Eu, como escritor, penso demais nisso.
E se eu escrever um livro que já tem uma história semelhante?
Mesmo sendo original da minha cabeça?
Eu não tenho condições de conhecer todas as obras do mundo para saber se alguém já não pensou em algo parecido. Acho difícil que num mundo com 6 bilhões de pessoas, duas não possam ter semelhanças em suas criações.
Se isso realmente não é possível, acredito haver algum tipo de filtro divino que não deixa isso acontecer.
Se assim o for, quando realmente duas histórias se parecem, é porque houve plágio. Intencional. De mau-caratismo.
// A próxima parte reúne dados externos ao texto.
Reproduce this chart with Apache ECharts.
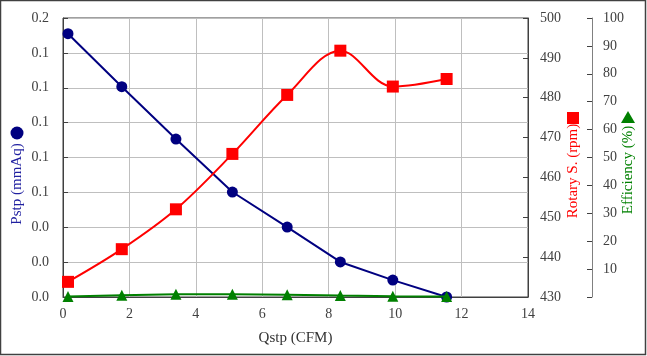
<!DOCTYPE html>
<html>
<head>
<meta charset="utf-8">
<script src="https://cdn.jsdelivr.net/npm/echarts@6/dist/echarts.min.js"></script>
<style>html,body{margin:0;padding:0;background:#fff}#c{width:647px;height:356px}</style>
</head>
<body>
<div id="c"></div>
<script>
var qstp = [0.15, 1.77, 3.4, 5.1, 6.75, 8.35, 9.93, 11.55];
var pstp = [0.151, 0.1206, 0.0906, 0.0602, 0.0401, 0.0201, 0.0097, 0.0];
var rotary = [433.8, 442.0, 452.0, 465.9, 480.7, 491.8, 482.8, 484.7];
var efficiency = [0.2, 0.6, 1.0, 1.0, 0.8, 0.5, 0.3, 0.2];
var xTicks = [0, 2, 4, 6, 8, 10, 12, 14];

function pairs(xs, ys) { return xs.map(function (x, i) { return [x, ys[i]]; }); }

var font = 'Liberation Serif';
var chart = echarts.init(document.getElementById('c'));
chart.setOption({
  animation: false,
  grid: { left: 63, right: 119, top: 18, bottom: 59, show: true, borderColor: '#404040', borderWidth: 1 },
  xAxis: {
    type: 'value', min: xTicks[0], max: xTicks[xTicks.length - 1], interval: 2,
    name: 'Qstp (CFM)', nameLocation: 'middle', nameGap: 34,
    nameTextStyle: { fontFamily: font, fontSize: 15, color: '#333' },
    axisLine: { lineStyle: { color: '#404040' } },
    axisTick: { show: false },
    axisLabel: { fontFamily: font, fontSize: 14, color: '#404040', margin: 10 },
    splitLine: { show: true, lineStyle: { color: '#BFBFBF' } }
  },
  yAxis: [
    {
      type: 'value', min: 0, max: 0.16, interval: 0.02, position: 'left',
      axisLine: { show: true, lineStyle: { color: '#404040' } },
      axisTick: { show: true, inside: true, length: 5, lineStyle: { color: '#404040' } },
      axisLabel: { fontFamily: font, fontSize: 14, color: '#404040', margin: 14, formatter: function (v) { return v.toFixed(1); } },
      splitLine: { show: true, lineStyle: { color: '#BFBFBF' } }
    },
    {
      type: 'value', min: 430, max: 500, interval: 10, position: 'right',
      axisLine: { show: true, lineStyle: { color: '#404040' } },
      axisTick: { show: true, inside: true, length: 5, lineStyle: { color: '#404040' } },
      axisLabel: { fontFamily: font, fontSize: 14, color: '#404040', margin: 12 },
      splitLine: { show: false }
    },
    {
      type: 'value', min: 0, max: 100, interval: 10, position: 'right', offset: 64,
      axisLine: { show: true, lineStyle: { color: '#808080' } },
      axisTick: { show: true, inside: true, length: 5, lineStyle: { color: '#404040' } },
      axisLabel: { fontFamily: font, fontSize: 14, color: '#404040', margin: 11, formatter: function (v) { return v === 0 ? '' : String(v); } },
      splitLine: { show: false }
    }
  ],
  series: [
    {
      type: 'line', yAxisIndex: 0, data: pairs(qstp, pstp),
      symbol: 'circle', symbolSize: 11,
      lineStyle: { color: '#000080', width: 2 }, itemStyle: { color: '#000080' }, z: 3
    },
    {
      type: 'line', yAxisIndex: 1, data: pairs(qstp, rotary), smooth: 0.35,
      symbol: 'rect', symbolSize: 12,
      lineStyle: { color: '#FF0000', width: 2 }, itemStyle: { color: '#FF0000' }, z: 4
    },
    {
      type: 'line', yAxisIndex: 2, data: pairs(qstp, efficiency),
      symbol: 'triangle', symbolSize: 11,
      lineStyle: { color: '#008000', width: 2 }, itemStyle: { color: '#008000' }, z: 5
    }
  ],
  graphic: [
    { type: 'rect', shape: { x: 0.5, y: 0.5, width: 645, height: 354 }, style: { fill: null, stroke: '#404040', lineWidth: 1.5 }, silent: true },
    { type: 'text', x: 17, y: 184, rotation: Math.PI / 2, style: { text: 'Pstp (mmAq)', font: '15px "Liberation Serif"', fill: '#2020A0', align: 'center', verticalAlign: 'middle' } },
    { type: 'circle', shape: { cx: 17, cy: 133, r: 6.5 }, style: { fill: '#000080' } },
    { type: 'text', x: 573, y: 171, rotation: Math.PI / 2, style: { text: 'Rotary S. (rpm)', font: '15px "Liberation Serif"', fill: '#FF0000', align: 'center', verticalAlign: 'middle' } },
    { type: 'rect', shape: { x: 567, y: 112, width: 12, height: 12 }, style: { fill: '#FF0000' } },
    { type: 'text', x: 628, y: 170, rotation: Math.PI / 2, style: { text: 'Efficiency (%)', font: '15px "Liberation Serif"', fill: '#008000', align: 'center', verticalAlign: 'middle' } },
    { type: 'polygon', shape: { points: [[628, 111], [635, 123], [621, 123]] }, style: { fill: '#008000' } }
  ]
});
</script>
</body>
</html>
Perguntei a Filipe se o curto foi exibido em algum festival internacional onde os criadores de O Jardineiro pudessem ter tido acesso à obra brasileira (afinal, encontrá-la aleatoriamente no Youtube de outro país seria uma sorte digna de loteria).
O diretor campo-grandense afirmou que o curta foi exibido em países como Argentina, Austrália, Estados Unidos, Polônia, França e México.
Opa!
México.
Coincidentemente, é o país de origem da mãe do assassino de O Jardineiro e local para onde quer voltar, até por isso, usa o filho para juntar o dinheiro necessário à mudança.
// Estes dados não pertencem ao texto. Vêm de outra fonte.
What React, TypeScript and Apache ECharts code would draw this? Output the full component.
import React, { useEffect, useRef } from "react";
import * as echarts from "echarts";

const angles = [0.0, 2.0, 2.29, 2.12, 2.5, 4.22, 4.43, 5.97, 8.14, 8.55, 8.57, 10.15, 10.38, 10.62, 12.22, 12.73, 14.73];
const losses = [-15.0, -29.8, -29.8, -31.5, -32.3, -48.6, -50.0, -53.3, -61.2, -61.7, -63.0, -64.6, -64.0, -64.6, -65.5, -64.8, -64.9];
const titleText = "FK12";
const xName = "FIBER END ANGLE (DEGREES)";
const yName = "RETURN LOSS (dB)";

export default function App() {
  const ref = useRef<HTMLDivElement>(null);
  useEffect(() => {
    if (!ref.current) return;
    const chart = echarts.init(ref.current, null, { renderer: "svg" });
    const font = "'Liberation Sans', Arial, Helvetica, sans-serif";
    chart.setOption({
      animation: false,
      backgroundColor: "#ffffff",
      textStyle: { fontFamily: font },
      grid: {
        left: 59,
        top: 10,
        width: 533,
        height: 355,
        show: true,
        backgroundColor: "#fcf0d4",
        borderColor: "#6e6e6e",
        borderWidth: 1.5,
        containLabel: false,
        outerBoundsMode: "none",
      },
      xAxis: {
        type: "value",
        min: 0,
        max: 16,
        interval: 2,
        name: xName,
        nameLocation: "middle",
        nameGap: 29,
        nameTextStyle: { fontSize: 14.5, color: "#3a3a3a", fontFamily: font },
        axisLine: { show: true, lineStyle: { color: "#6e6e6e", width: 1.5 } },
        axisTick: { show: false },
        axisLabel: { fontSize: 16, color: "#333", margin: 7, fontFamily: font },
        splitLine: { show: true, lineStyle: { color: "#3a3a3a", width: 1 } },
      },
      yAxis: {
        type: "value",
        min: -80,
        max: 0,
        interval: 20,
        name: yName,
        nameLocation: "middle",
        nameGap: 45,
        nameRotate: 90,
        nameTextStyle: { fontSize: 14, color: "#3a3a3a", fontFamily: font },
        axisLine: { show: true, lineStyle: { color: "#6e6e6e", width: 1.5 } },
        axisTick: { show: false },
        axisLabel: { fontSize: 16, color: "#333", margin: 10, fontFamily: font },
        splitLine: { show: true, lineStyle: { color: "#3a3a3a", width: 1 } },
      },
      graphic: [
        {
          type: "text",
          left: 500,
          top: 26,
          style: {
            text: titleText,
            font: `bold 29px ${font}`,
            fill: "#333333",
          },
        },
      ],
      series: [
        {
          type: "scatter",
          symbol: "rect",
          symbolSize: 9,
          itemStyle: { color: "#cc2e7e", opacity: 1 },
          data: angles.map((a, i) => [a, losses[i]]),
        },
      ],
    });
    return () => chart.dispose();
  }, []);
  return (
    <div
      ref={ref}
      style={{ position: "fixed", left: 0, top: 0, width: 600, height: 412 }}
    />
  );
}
Mas, pode, realmente, ter sido só outra coincidência. A Netflix, no entanto, já enfrenta uma acusação de plágio em uma de suas produções.
A série alemã “1899” foi acusada pela quadrinista brasileira Mary Cagnin de usar muitos elementos de sua obra de 2016, Black Silence.
O caso foi parar na justiça e a série nem teve a prevista segunda temporada. Se essa semente vai germinar também em O Jardineiro, Filipe Silveira ainda não sabe.
— Tem muita gente que fala que é plágio, eu não sei se é plágio, eu não consigo dizer isso. – ele afirma.
Para colocar mais dúvida na cabeça de Filipe e na nossa. Ambas terminam da mesma forma. Com um novo alvo sendo encomendado.
Nova coincidência?
De qualquer forma e pra nossa sorte, ambas as obras estão disponíveis para formarmos nossa opinião sobre o suposto plágio ou apenas para curtir dois bons trabalhos.
O Florista tem cerca de 18 minutos de duração.
O Jardineiro, em sua primeira temporada (tudo indica que haverá outras), é formado por seis episódios com aproximadamente 45 minutos de duração cada um.
Por ser maior, claro, o espanhol consegue explorar muitas outras camadas dos personagens. Elmer vai recuperar a capacidade de ter sentimentos e se apaixonar por um de seus alvos, o que garante boa parte do interesse da série de suspense.
A investigação policial com a dupla de detetives Carrera e Tony acrescenta carisma a personagens tão problemáticos.
Confesso que depois do primeiro episódio achei que não iria curtir a série.
Mas ela me conquistou.
A ponto de já esperar a segunda temporada, onde muitas perguntas precisam ser respondidas, inclusive a que mais me chamou a atenção como fã de terror: a relação de China Jurado e sua mãe, algo que algumas cenas indicam se tratar de bruxaria.
Longe de ser uma superprodução como outros sucessos da Netflix, O Jardineiro cumpre bem o papel de acrescentar uma boa opção no catálogo do streaming.
Interessante e rápida, nesta semana, ocupa a nona posição entre os produtos mais vistos na plataforma brasileira.
Sem muito alarde na publicidade, o boca-a-boca, com certeza, pode melhorar esse ranking.
A polêmica, também.
Tanto para a série quanto para o curta.
Afinal, ao contrário de suas vítimas, eles não foram feitos para ficar enterradas.
Podem até florescer ainda mais.
— O Florista poderia voltar num outro formato, no futuro. Muitos me pediram um longa sobre esse personagem. Quem sabe um crossover de um florista com um jardineiro, né?
Pra mim, perfeito.
Adubo para a criatividade é o que não falta.